Our crises are … less critical. We face the “crisis” that this year we may not be able to afford the vacation we want to take. We face the “crisis” that we can’t buy that newest tech gadget we want. We face the “crisis” that we see other people on Facebook and Instagram who are able to afford so much more fun than we can.
You know that you do it. We all do. Jesus’ words in the Gospel lesson hit us right in the gut: “No one can serve two masters, for either he will hate the one and love the other, or he will be devoted to the one and despise the other. You cannot serve God and money.”

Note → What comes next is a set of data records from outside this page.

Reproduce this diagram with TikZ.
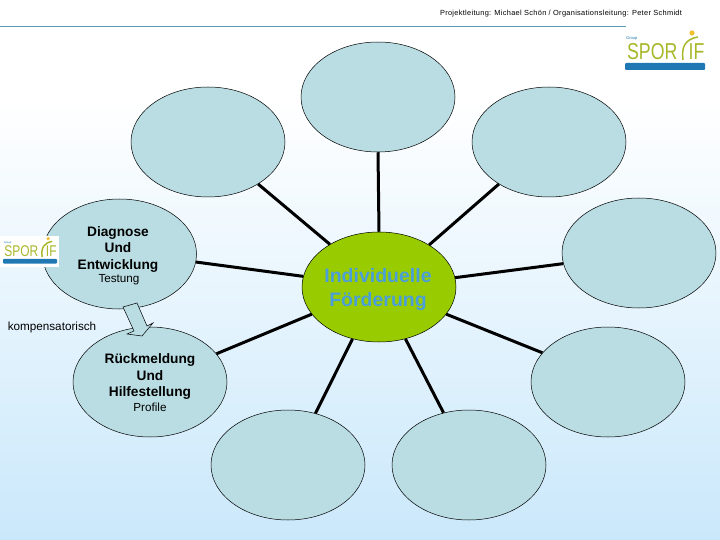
\documentclass[tikz,border=0pt]{standalone}
\usepackage{fontspec}
\setmainfont{Liberation Sans}
\newfontfamily\titlefont[LetterSpace=4.2]{Liberation Sans}
\usetikzlibrary{shapes.geometric}
\definecolor{bubble}{HTML}{B9DDE3}
\definecolor{bgtop}{HTML}{FFFFFF}
\definecolor{bgbot}{HTML}{CAE8FB}
\definecolor{hub}{HTML}{99CC00}
\definecolor{hubtext}{HTML}{4A9FD8}
\definecolor{logoblue}{HTML}{1F78B4}
\definecolor{logogreen}{HTML}{A8B82A}
\definecolor{logoyellow}{HTML}{F0C030}
\definecolor{rulecol}{HTML}{5B9BB0}
\tikzset{x=1pt,y=-1pt,
 bubblenode/.style={ellipse,draw=black,line width=0.5pt,fill=bubble,minimum width=154pt,minimum height=110pt,inner sep=0pt},
 hubnode/.style={ellipse,draw=black,line width=0.5pt,fill=hub,minimum width=154pt,minimum height=110pt,inner sep=0pt},
 spoke/.style={line width=3pt,black},
 head/.style={font=\fontsize{13.7}{16.5}\bfseries\selectfont,align=center,text=black,inner sep=0pt},
 sub/.style={font=\fontsize{11.7}{14}\selectfont,text=black,inner sep=0pt},
 logotext/.style={text=logogreen,inner sep=0pt,transform shape,xscale=0.77},
 sporiflogo/.pic={
   \node[logotext,font=\fontsize{23}{23}\selectfont,anchor=west] (-spor) at (2,21.5) {SPOR};
   \node[logotext,font=\fontsize{23}{23}\selectfont,anchor=west] (-if) at (63.5,21.5) {IF};
   \node[inner sep=0pt,transform shape,font=\fontsize{4}{4}\selectfont,text=logoblue,anchor=west] (-group) at (1,9) {Group};
   \fill[logoyellow] (67,3) circle (2.6);
   \draw[logogreen,line width=1.5pt] (58,30) .. controls (56,16) and (61,9) .. (73,7);
   \fill[logoblue,rounded corners=1pt] (0,33) rectangle (80,40);
 },
}
\begin{document}
\begin{tikzpicture}
\useasboundingbox (0,0) rectangle (720,540);
\fill[bgtop] (0,0) rectangle (720,100);
\shade[top color=bgtop,bottom color=bgbot] (0,100) rectangle (720,540);
\node[font=\fontsize{7.4}{9}\titlefont,inner sep=0pt] (title) at (561,14) {Projektleitung: Michael Schön / Organisationsleitung: Peter Schmidt};
\coordinate (ruleL) at (0,26);
\coordinate (ruleR) at (626,26);
\draw[rulecol,line width=0.8pt] (ruleL) -- (ruleR);
% bubbles
\node[bubblenode] (n) at (378,97) {};
\node[bubblenode] (nw) at (208,142) {};
\node[bubblenode] (ne) at (549,142) {};
\node[bubblenode] (e) at (639,253) {};
\node[bubblenode] (se) at (608,382) {};
\node[bubblenode] (sse) at (469,465) {};
\node[bubblenode] (ssw) at (288,465) {};
\node[bubblenode] (sw) at (150,382) {};
\node[bubblenode] (w) at (119.5,254) {};
\node[hubnode] (hub) at (379,287) {};
% spokes
\draw[spoke] (n.-90) -- (hub.90);
\draw[spoke] (nw.-40) -- (hub.139.4);
\draw[spoke] (ne.-140.5) -- (hub.40.6);
\draw[spoke] (e.-172.5) -- (hub.7.5);
\draw[spoke] (se.156.3) -- (hub.-22.2);
\draw[spoke] (sse.116.6) -- (hub.-63.4);
\draw[spoke] (ssw.62.6) -- (hub.-117.4);
\draw[spoke] (sw.23.4) -- (hub.-158);
\draw[spoke] (w.-6.8) -- (hub.172.5);
% hub label
\node[text=hubtext,font=\fontsize{19.5}{24}\bfseries\selectfont,align=center,inner sep=0pt] (hublabel) at (378,289.5) {Individuelle\\Förderung};
% left labels
\node[head] (diag) at (118,249) {Diagnose\\Und\\Entwicklung};
\node[sub] (test) at (119,280) {Testung};
\node[head] (rueck) at (150,376.5) {Rückmeldung\\Und\\Hilfestellung};
\node[sub] (prof) at (150,407) {Profile};
\node[sub] (komp) at (52,327) {kompensatorisch};
% block arrow between the two filled bubbles
\path[draw=black,line width=0.5pt,fill=bubble] (123,307) -- (137,303) -- (147,326) -- (153,323) -- (142,336) -- (127,334) -- (134,331) -- cycle;
% logos
\pic (logoa) [transform shape] at (625,30) {sporiflogo};
\fill[white] (0,236) rectangle (59,267);
\begin{scope}[shift={(3,236.7)},scale=0.675]
\pic (logob) [transform shape] at (0,0) {sporiflogo};
\end{scope}
\end{tikzpicture}
\end{document}
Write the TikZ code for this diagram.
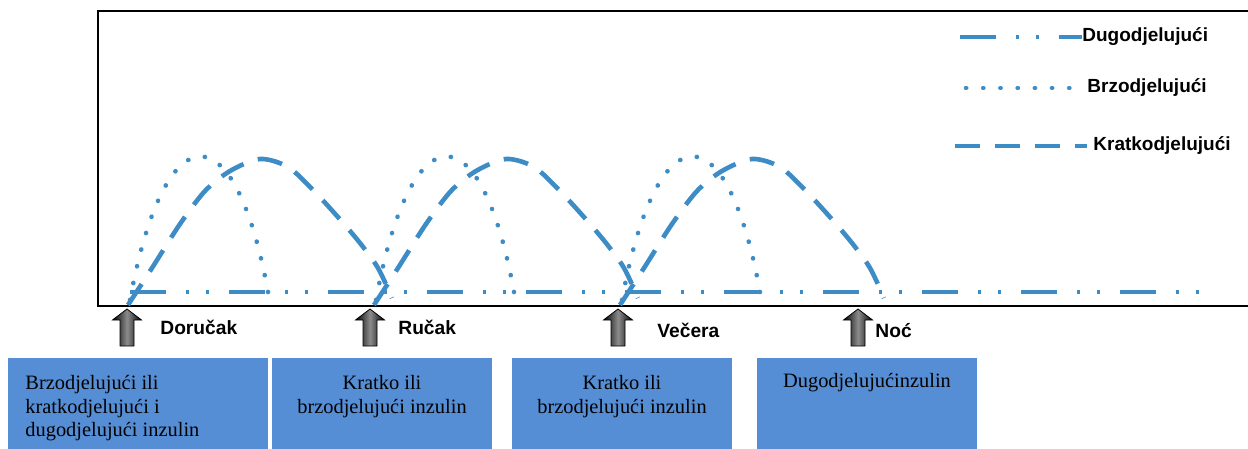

In our text the widow was called to trust the word from Yahweh. And she did. We aren’t told why. It made no sense from a worldly perspective. But we learn: “And she went and did as Elijah said. And she and he and her household ate for many days. The jar of flour was not spent, neither did the jug of oil become empty, according to the word of the LORD that he spoke by Elijah.” She trusted and obeyed the word of Yahweh delivered through Elijah and God provided for the widow, her son and the prophet.
Like the word of Elijah to the widow, Jesus Christ speaks the word of God to you today. He says, “Therefore do not be anxious, saying, ‘What shall we eat?’ or ‘What shall we drink?’ or ‘What shall we wear?’ For the Gentiles seek after all these things, and your heavenly Father knows that you need them all.
But seek first the kingdom of God and his righteousness, and all these things will be added to you.”
Jesus tells you not to worry, just like Elijah told the widow not to worry about their next meal. The good news is that you have more reason to believe and trust this word than the widow in our text ever had. You do because you know what God has done in Christ for you. You know that the Son of God became flesh and lived in this world for you. You know that he humbled himself to the point of death for you – even death on a cross. You know that through this death he has reconciled you to God – you have peace with God through Jesus Christ. And you know that the life that will once again be very good has already started in the resurrection of Jesus.
All of this has become yours through baptism. In Christ you have everything. You are a saint; a child of God; an heir of the kingdom of God. You know what God has done for you in Christ Jesus. And through this Gospel knowledge the Holy Spirit begins to change the way you look at things.
Now the old Adam is still there too. He’s not interested in trusting God’s Word. He wants to make money and all that goes with it as his god. That’s why we need to continue to hear God’s Word about our physical needs. That’s why we need to hear about the blessing of contentment. St. Paul wrote, “Now there is great gain in godliness with contentment, for we brought nothing into the world, and we cannot take anything out of the world. But if we have food and clothing, with these we will be content.”
God’s Word teaches us to view our desires for what they really are: idol. We churn out false gods as we focus on wants. Yet in Jesus Christ we already have everything that we need – everything that really matters. And in his word we have the promise that God will give us what we need to live in this world. To trust this promise, is to trust in the One who has conquered death by rising on third day.
In the Old Testament lesson today, Yahweh’s word through Elijah feeds them with bread a jar and jug of flour and oil never run out. In order to sustain us in faith so that can be content – faith that trusts in God to provide us with what we need - the ascended Lord feeds us through his word. Here in our midst his word does something more wonderful than providing a continuing source of bread. Instead he gives us the bread of life. He gives us himself as through his word he gives us his true body and blood. He feeds us in this miracle so that we may receive forgiveness for the ways we have not been content. And he nourishes the new man within us so that we can grow in our trust in his care and ability to provide us with what we need for this body and life.